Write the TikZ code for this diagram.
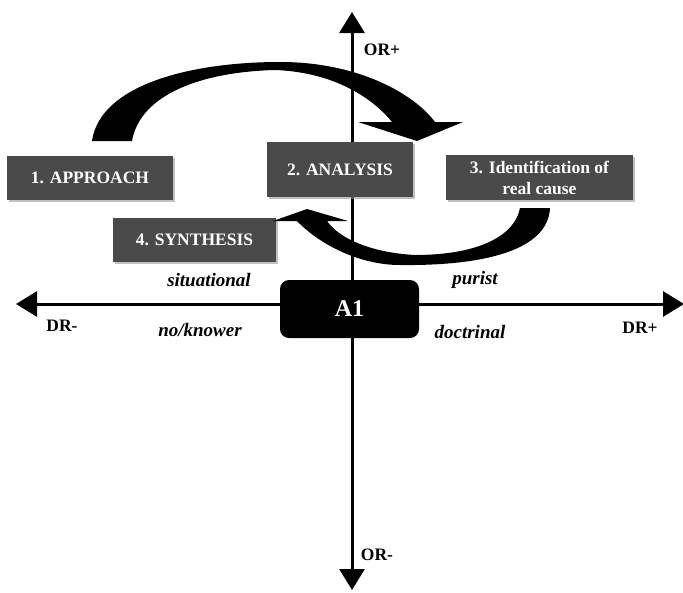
\documentclass[tikz,border=0pt]{standalone}
\usepackage{fontspec}
\setmainfont{Liberation Serif}
\usetikzlibrary{arrows.meta,shadows}
\definecolor{boxgray}{HTML}{4A4A4A}
\tikzset{
  stepbox/.style={draw=none, fill=boxgray, text=white, inner sep=0pt, align=center,
    font=\fontsize{17.5}{21}\selectfont\bfseries,
    drop shadow={shadow xshift=1.5pt, shadow yshift=-1.5pt, fill=black!40, opacity=0.6}},
  axis/.style={line width=3pt, {Triangle[length=21pt,width=25pt]}-{Triangle[length=21pt,width=25pt]}},
  axlabel/.style={font=\fontsize{17.5}{20}\selectfont\bfseries, inner sep=0pt},
  poslabel/.style={font=\fontsize{19}{22}\selectfont\bfseries\itshape, inner sep=0pt},
  bigarrow/.style={fill=black, draw=none}
}
\begin{document}
\begin{tikzpicture}[x=1pt,y=-1pt]
\useasboundingbox (0,0) rectangle (683,592);
\fill[white] (0,0) rectangle (683,592);
% axes
\coordinate (vtop) at (352,12);
\coordinate (vbot) at (352,590);
\coordinate (hleft) at (16,304);
\coordinate (hright) at (684,304);
\draw[axis] (vbot) -- (vtop);
\draw[axis] (hleft) -- (hright);
% boxes
\node[stepbox, minimum width=166pt, minimum height=44pt] (approach) at (90,178) {1. APPROACH};
\node[stepbox, minimum width=146pt, minimum height=55pt] (analysis) at (340,169.5) {2. ANALYSIS};
\node[stepbox, minimum width=187pt, minimum height=45pt] (ident) at (539.5,177.5) {3. Identification of\\real cause};
\node[stepbox, minimum width=163pt, minimum height=44pt] (synth) at (194.5,240) {4. SYNTHESIS};
\node[fill=black, text=white, rounded corners=9pt, minimum width=139pt, minimum height=58pt,
  font=\fontsize{24}{28}\selectfont\bfseries, inner sep=0pt] (a1) at (349.5,309) {A1};
% top curved arrow (approach -> identification)
\fill[bigarrow] (92,141) .. controls (100,85) and (190,62) .. (280,62)
  .. controls (360,62) and (415,95) .. (435,122)
  -- (463,122) -- (417,141) -- (358,122) -- (392,122)
  .. controls (370,95) and (330,72) .. (275,70)
  .. controls (200,72) and (140,95) .. (132,141) -- cycle;
% bottom curved arrow (identification -> synthesis/analysis)
\fill[bigarrow] (550,208) .. controls (548,250) and (485,266) .. (400,265)
  .. controls (360,265) and (320,245) .. (297,221)
  -- (273,221) -- (307,209) -- (348,221) -- (327,221)
  .. controls (340,240) and (375,253) .. (415,255)
  .. controls (480,255) and (515,235) .. (520,208) -- cycle;
% axis labels
\node[axlabel] (orp) at (382,50) {OR+};
\node[axlabel] (orm) at (377,555) {OR-};
\node[axlabel] (drm) at (62,326) {DR-};
\node[axlabel] (drp) at (640,328) {DR+};
% quadrant labels
\node[poslabel] (situ) at (209,280) {situational};
\node[poslabel] (puri) at (475,280) {purist};
\node[poslabel] (know) at (200,330) {no/knower};
\node[poslabel] (doct) at (470,332) {doctrinal};
\end{tikzpicture}
\end{document}
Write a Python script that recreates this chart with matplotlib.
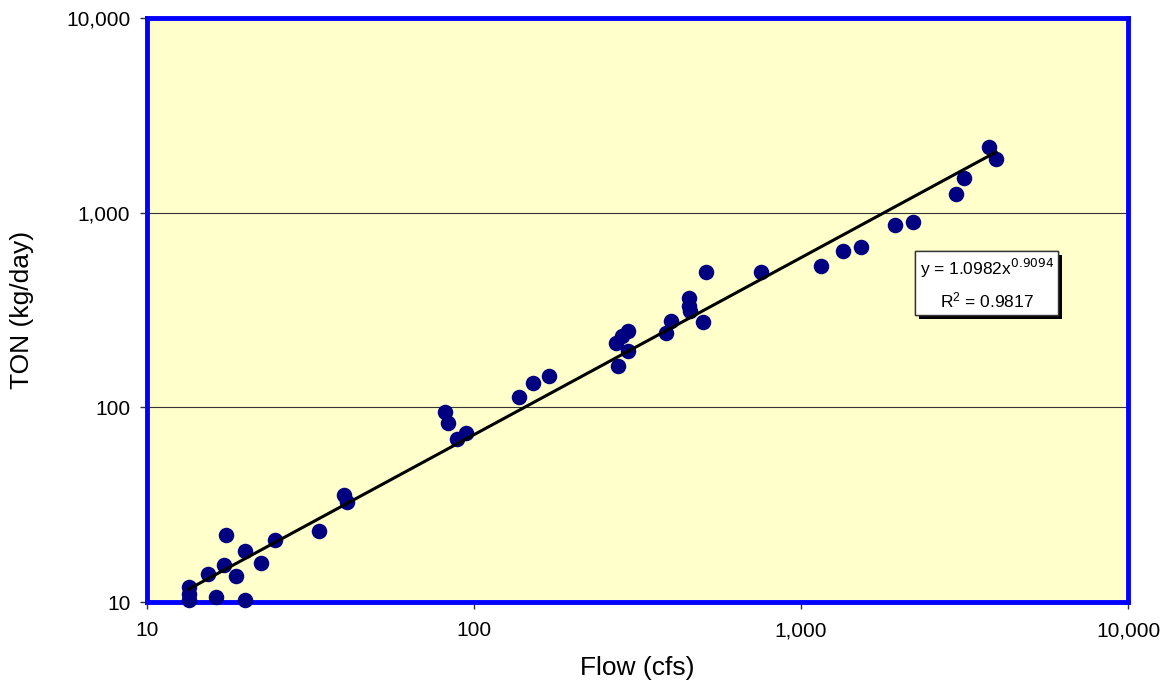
import matplotlib
matplotlib.use("Agg")
import matplotlib.pyplot as plt
import matplotlib.patheffects as pe
import numpy as np
from matplotlib.ticker import FixedLocator, NullLocator

plt.rcParams['font.family'] = ['Liberation Sans', 'DejaVu Sans']

flow = [13.4, 13.4, 13.4, 16.2, 20.0, 15.4, 17.4, 17.2, 18.7, 20.0, 22.3, 24.7,
        33.6, 40.0, 40.8, 81.5, 83.5, 89.0, 94.5, 137, 152, 169.5,
        275, 272, 283, 295, 295, 386, 400, 455, 454, 458, 500, 512, 754,
        1151, 1341, 1526, 1939, 2205, 2979, 3151, 3767, 3950]
ton = [12.0, 11.0, 10.2, 10.6, 10.3, 13.9, 22.1, 15.5, 13.6, 18.3, 15.9, 20.8,
       23.2, 35.4, 32.7, 94.9, 83.3, 68.5, 74.1, 113.4, 132.7, 145,
       163, 215, 232, 247, 195, 241.6, 277, 363, 331, 312, 274, 497, 493,
       532, 637, 665, 863, 898, 1241, 1500, 2181, 1892]

coef_a = 1.0982
coef_b = 0.9094
r2 = 0.9817

ticks = [10, 100, 1000, 10000]
tick_labels = ['10', '100', '1,000', '10,000']

fig = plt.figure(figsize=(11.69, 6.92), dpi=100)
ax = fig.add_axes([147/1169, 1-602/692, (1128-147)/1169, (602-18)/692])
ax.set_facecolor('#FFFFCC')
ax.set_xscale('log')
ax.set_yscale('log')
ax.set_xlim(10, 10000)
ax.set_ylim(10, 10000)

for t in ticks[1:-1]:
    ax.axhline(t, color='#333333', lw=0.8, zorder=1)

ax.scatter(flow, ton, s=125, color='#000080', zorder=3, linewidths=0, clip_on=False)

xx = np.logspace(np.log10(min(flow)), np.log10(max(flow)), 50)
ax.plot(xx, coef_a * xx**coef_b, color='black', lw=2.2, zorder=4)

for s in ax.spines.values():
    s.set_color('#0000FF')
    s.set_linewidth(3.5)
    s.set_zorder(2.5)

ax.xaxis.set_major_locator(FixedLocator(ticks))
ax.yaxis.set_major_locator(FixedLocator(ticks))
ax.xaxis.set_minor_locator(NullLocator())
ax.yaxis.set_minor_locator(NullLocator())
ax.set_xticklabels(tick_labels)
ax.set_yticklabels(tick_labels)
ax.tick_params(axis='both', which='major', direction='out', length=5, width=1,
               color='#333333', labelsize=15)
ax.tick_params(axis='x', pad=9)
ax.tick_params(axis='y', pad=7)

ax.set_xlabel('Flow (cfs)', fontsize=19)
ax.set_ylabel('TON (kg/day)', fontsize=19)
ax.xaxis.set_label_coords(0.5, (602-656)/584)
ax.yaxis.set_label_coords((34-147)/981, 0.5)

txt = ("y = %.4fx$^{%.4f}$\n$\\mathregular{R^2}$ = %.4f" % (coef_a, coef_b, r2))
t = ax.text(0.856, 0.545, txt, transform=ax.transAxes, ha='center', va='center',
            fontsize=12.5, linespacing=1.6, zorder=6,
            bbox=dict(boxstyle='square,pad=0.25', facecolor='white', edgecolor='#333333', lw=1))
t.get_bbox_patch().set_path_effects([
    pe.withSimplePatchShadow(offset=(3, -3), shadow_rgbFace='black', alpha=1.0),
    pe.Normal()])

fig.savefig('out.png', dpi=100)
--------
### Requirements
Display every line of the listing that contains the string "this".

### Completed task
Write the TikZ code for this diagram.
Write a Python script that recreates this chart with matplotlib.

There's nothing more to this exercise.